- _What the task requires_
Omit all images. Transcribe the rest of the material below exactly.

- _Dataset section_
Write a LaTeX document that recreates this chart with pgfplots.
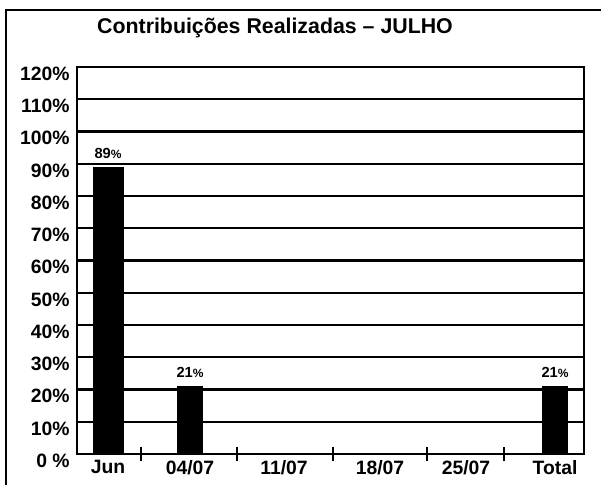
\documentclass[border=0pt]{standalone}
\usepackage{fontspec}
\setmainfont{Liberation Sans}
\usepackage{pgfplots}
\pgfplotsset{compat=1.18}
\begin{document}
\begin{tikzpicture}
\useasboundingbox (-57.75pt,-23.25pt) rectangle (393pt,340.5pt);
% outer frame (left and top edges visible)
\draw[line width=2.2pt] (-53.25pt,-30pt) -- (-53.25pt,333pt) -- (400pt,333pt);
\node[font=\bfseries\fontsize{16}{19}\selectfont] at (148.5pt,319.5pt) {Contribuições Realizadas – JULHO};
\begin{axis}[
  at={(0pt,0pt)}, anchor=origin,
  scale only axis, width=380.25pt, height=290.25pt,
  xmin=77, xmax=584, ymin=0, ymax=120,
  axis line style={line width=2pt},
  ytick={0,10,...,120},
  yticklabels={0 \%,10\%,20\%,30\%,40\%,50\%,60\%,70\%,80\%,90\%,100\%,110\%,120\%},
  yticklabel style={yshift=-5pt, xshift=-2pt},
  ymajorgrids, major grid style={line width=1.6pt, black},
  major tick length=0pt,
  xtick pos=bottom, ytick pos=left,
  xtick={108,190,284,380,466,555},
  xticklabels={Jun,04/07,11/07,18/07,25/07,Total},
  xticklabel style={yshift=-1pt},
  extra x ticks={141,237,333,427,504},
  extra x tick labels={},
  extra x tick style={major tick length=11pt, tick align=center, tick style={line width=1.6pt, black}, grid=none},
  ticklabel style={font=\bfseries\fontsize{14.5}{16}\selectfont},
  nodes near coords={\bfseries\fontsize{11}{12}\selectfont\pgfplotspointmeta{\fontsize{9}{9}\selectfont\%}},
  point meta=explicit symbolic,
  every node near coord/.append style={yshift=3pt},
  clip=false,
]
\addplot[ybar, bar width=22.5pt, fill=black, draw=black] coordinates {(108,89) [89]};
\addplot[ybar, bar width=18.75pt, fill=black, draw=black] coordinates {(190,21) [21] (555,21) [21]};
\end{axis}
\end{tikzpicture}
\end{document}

- _Response to the task_
Write a LaTeX document that recreates this chart with pgfplots.
\documentclass[border=0pt]{standalone}
\usepackage{fontspec}
\setmainfont{Liberation Sans}
\usepackage{pgfplots}
\pgfplotsset{compat=1.18}
\begin{document}
\begin{tikzpicture}
\useasboundingbox (-57.75pt,-23.25pt) rectangle (393pt,340.5pt);
% outer frame (left and top edges visible)
\draw[line width=2.2pt] (-53.25pt,-30pt) -- (-53.25pt,333pt) -- (400pt,333pt);
\node[font=\bfseries\fontsize{16}{19}\selectfont] at (148.5pt,319.5pt) {Contribuições Realizadas – JULHO};
\begin{axis}[
  at={(0pt,0pt)}, anchor=origin,
  scale only axis, width=380.25pt, height=290.25pt,
  xmin=77, xmax=584, ymin=0, ymax=120,
  axis line style={line width=2pt},
  ytick={0,10,...,120},
  yticklabels={0 \%,10\%,20\%,30\%,40\%,50\%,60\%,70\%,80\%,90\%,100\%,110\%,120\%},
  yticklabel style={yshift=-5pt, xshift=-2pt},
  ymajorgrids, major grid style={line width=1.6pt, black},
  major tick length=0pt,
  xtick pos=bottom, ytick pos=left,
  xtick={108,190,284,380,466,555},
  xticklabels={Jun,04/07,11/07,18/07,25/07,Total},
  xticklabel style={yshift=-1pt},
  extra x ticks={141,237,333,427,504},
  extra x tick labels={},
  extra x tick style={major tick length=11pt, tick align=center, tick style={line width=1.6pt, black}, grid=none},
  ticklabel style={font=\bfseries\fontsize{14.5}{16}\selectfont},
  nodes near coords={\bfseries\fontsize{11}{12}\selectfont\pgfplotspointmeta{\fontsize{9}{9}\selectfont\%}},
  point meta=explicit symbolic,
  every node near coord/.append style={yshift=3pt},
  clip=false,
]
\addplot[ybar, bar width=22.5pt, fill=black, draw=black] coordinates {(108,89) [89]};
\addplot[ybar, bar width=18.75pt, fill=black, draw=black] coordinates {(190,21) [21] (555,21) [21]};
\end{axis}
\end{tikzpicture}
\end{document}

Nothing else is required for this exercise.